Interview with Noëlle Pujol
on Le Préparateur
Journal du FID Marseille, 8 july 2006
Interview by Nicolas Feodoroff
How did the film come about ?
In 2004, I was invited to create an installation for the French Pavillon for the Universal exhibition in Aïchi,
Japan (2005). The project consisted of making a series of video portraits of people whose daily lives were
intimately linked with the Saint Aubin Island, an aquatic landscape near Angers. The ISA (Saint Aubin Island)
sound and video installation is comprised of five films projected into screens of identical size.
The central screen shows a 16 minutes sequence/tracking shot restricted to the landscape.
The four other screens are for the portraits, which are placed laterally. Theses portraits are of farmers,
a biologist/insect « huntress », fishermen and a taxidermist representing the bird « protector ».
The process of stuffing a swan was followed from the moment the taxidermist received the bird’s dead body
to its installation in the rooms of the Natural History Museum in Angers. Only the final images have been used for
this video, 4 minutes of images devoted to setting in the eye, the special moment when the animal seems to come back to life.
With Le Préparateur, the idea was to follow the process, the work in actually, from the moment the swan’s body was taken out
of the freezer to the dismantling (separating the body/skin) and then the re-assembly.
For me the taxidermist is a working figure ; he takes the swan to pieces to put it back together again.
I found some quotations, which I noted down, which played a part in the editing of the film.
The first in particular, by Vilèm Flusser, prompted me to call the film le préparateur : «The latin word « apparatus » come from the verb
« apparar » which means « to prepare ». In addition, the Latin includes the verb « praeparare », which also means « to prepare ».
If one wants to understand the difference in French between the prefixe « ad » and « prae » perhaps one could translate « aparrare »
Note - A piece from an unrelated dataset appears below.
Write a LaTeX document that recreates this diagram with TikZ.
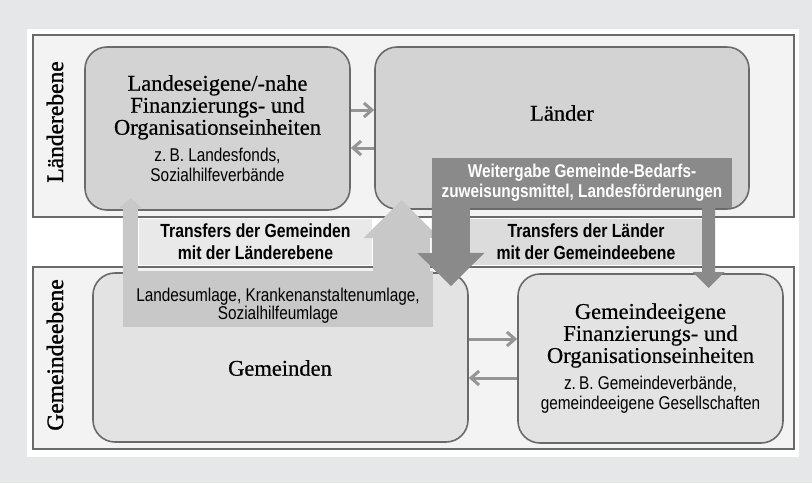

by « to get ready » Therefore an « appliance » would be something ready which is lying in wait for something and a « preparation »
something ready which is waiting patiently for something. A camera – (in French, « a photographic appliance » - is lying in wait to take
photographic appliance ») – is lying in wait to take photographs and it’s with this in mind that it sharpens its teeth »
(Vilèm Flusser, towards a philosophy of photography).
The other one is by Nietzsche and comes from the gai science : « The privilege of the dead is to never die again ».
So it was no coincidence that, out of the four characters, you chose to continue the work with the taxidermist.
Do you also consider this job to be a metaphor for the documentary cinema ?
When you go into a taxidermist's laboratory you're agreeing to live in camera, to manoeuvre in a restricted space
with a dead swan an a laboratory assistant. I arrived in this underground research workshop the way you come into a
"film noir", the mystery being a dead swanbeing subjected to dissection. Two dead swans, in fact, to increase the fictional aspect
of my experience, because we had to have a double in order to shoot the firts sequence of the body being removed.
The remains of "Swan1" was waiting to be defrosted. The aim of taxidermy is to reconstruct the body of a dead animal and to make it
look alive. The aim is fictional, but the "work in actually" (transforming a motionless dead body, emptying it and keeping nothing but the skin)
corresponds with a documentary format. The beauty of a documentary resides in its capacity to tackle a process head on, to get inside it and
find the site of an aesthetic shift, a figure of deconstruction, where the fragment can becomea backup to the reality.
In this film we follow the evolution of an animal and its development throught the practise of traditional crafts.
But we're also dealing with a film that's in the process of being made, a film that plays on the way the arts slide into one another.
How, starting from a dead body, can photography turn into drawing and sculpture into theater ?
During the film you appear, furtively, on screen. Why ? And, more precisely, why at that moment ?
I appear at the moment in which the image becomes bare, empties and becomes more abstract in order to turn into a stage set,
in deep blackness. I felt, as in a painting, as if I was bringing everything behind the painting into the frame. It was a moment when
I felt it was my turn to become the model for the reconsctruction of the swan.